40 years ago this week... the future as demo

I first read about Doug Engelbart's innovations in collaborative computer technology in mid-1980s books by Ted Nelson and Howard Rheingold, more than 15 years after Engelbart entranced an audience of engineers with a demonstration -- in 1968 -- of devices and ideas that most of the world wouldn't see for decades... the first mouse, hypertext linkages, expanding on-screen outlines, and a bigger idea behind them: That creative use of connected computers could augment human intelligence.

Luckily, that 1968 glimpse of the future was preserved on film and has been available in various Web incarnations. Now, for its 40th anniversary, you can read, watch and listen to more here:

The Innovation Journalism Blog: Come Celebrate the 40th anniversary of Engelbart's "Mother of All Demos":

"On December 9 1968, Doug Engelbart and his team from SRI International Augmentation Research Center performed 'the mother of all demos' in front of a gaping audience of one thousand computer engineers. The demo let the cat out of the bag in a monumental way; Doug's big idea that the big thing about computers was not automation, but augmenting human intelligence was demonstrated in real life... The audience could do nothing but cheer."

Thursday, December 04, 2008

Telling a friend's story

Jeanna Duerscherl of The Roanoke Times steps out from behind her cameras to talk about covering the very personal story of a friend's battle with a rare, incurable cancer. See her blog at Backstory: Photographing my friend:

"Typically, journalists tend to avoid telling stories about people they know on a personal level. It's complicated: Our job is to tell people's stories - not become part of the story. And when we have closer, personal relationships with the people whose stories we're telling, sometimes our stories intertwine.
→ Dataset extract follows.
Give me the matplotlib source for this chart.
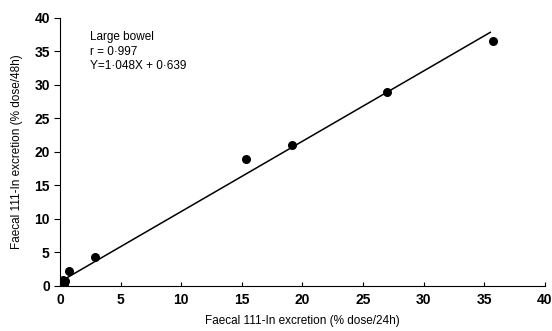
import numpy as np
import matplotlib.pyplot as plt

plt.rcParams['font.family'] = ['Liberation Sans', 'DejaVu Sans']

# faecal 111-In excretion, % dose at 24h vs 48h
x_24h = [0.1, 0.2, 0.3, 0.4, 0.2, 0.7, 2.9, 15.3, 19.1, 27.0, 35.7]
y_48h = [0.2, 0.6, 0.3, 0.8, 0.9, 2.2, 4.3, 19.0, 21.1, 29.0, 36.6]

slope = 1.048
intercept = 0.639
fit_x = [0.5, 35.5]

fig = plt.figure(figsize=(5.52, 3.31), dpi=100)
ax = fig.add_axes([0.109, 0.136, 0.878, 0.81])

ax.scatter(x_24h, y_48h, s=30, color='black', zorder=3)
fx = np.array(fit_x)
ax.plot(fx, slope * fx + intercept, color='black', lw=1.1)

ax.set_xlim(0, 40)
ax.set_ylim(0, 40)
ax.set_xticks(range(0, 41, 5))
ax.set_yticks(range(0, 41, 5))
ax.spines['top'].set_visible(False)
ax.spines['right'].set_visible(False)
ax.tick_params(axis='y', direction='out', length=4, labelsize=10)
ax.tick_params(axis='x', direction='in', length=3, labelsize=10, pad=5)
for lab in ax.get_xticklabels() + ax.get_yticklabels():
    lab.set_fontweight('bold')

ax.set_xlabel('Faecal 111-In excretion (% dose/24h)', fontsize=8.5, labelpad=6)
ax.set_ylabel('Faecal 111-In excretion (% dose/48h)', fontsize=8.5, labelpad=8)

ax.text(2.5, 38.0, 'Large bowel\nr = 0·997\nY=1·048X + 0·639',
        fontsize=8.5, va='top', ha='left', linespacing=1.25)

fig.savefig('out.png', dpi=100)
And sometimes it becomes impossible not to become part of their story. That's why we explain our relationships to our readers."

The photojournalist shot video interviews with her roller-derby friend, Brooke Smith, as well as a slideshow of stills that accompany the story. In her blog essay, she discusses the thought process behind doing the story at all:

"I needed to make sure I would be doing it because I believe this story has the power to make people stop for a moment and reflect on their own lives."

To see how well she succeeded, here's the full story, Brooke Smith: Letting go, letting God. The text is by reporter Rob Johnson, who also interviewed Brooke's doctors and friends.

(The designer of the white-text-on-black Web page isn't credited. Personally, I think that layout makes the story hard to read, but the "print this" button switches it to black-on-white.)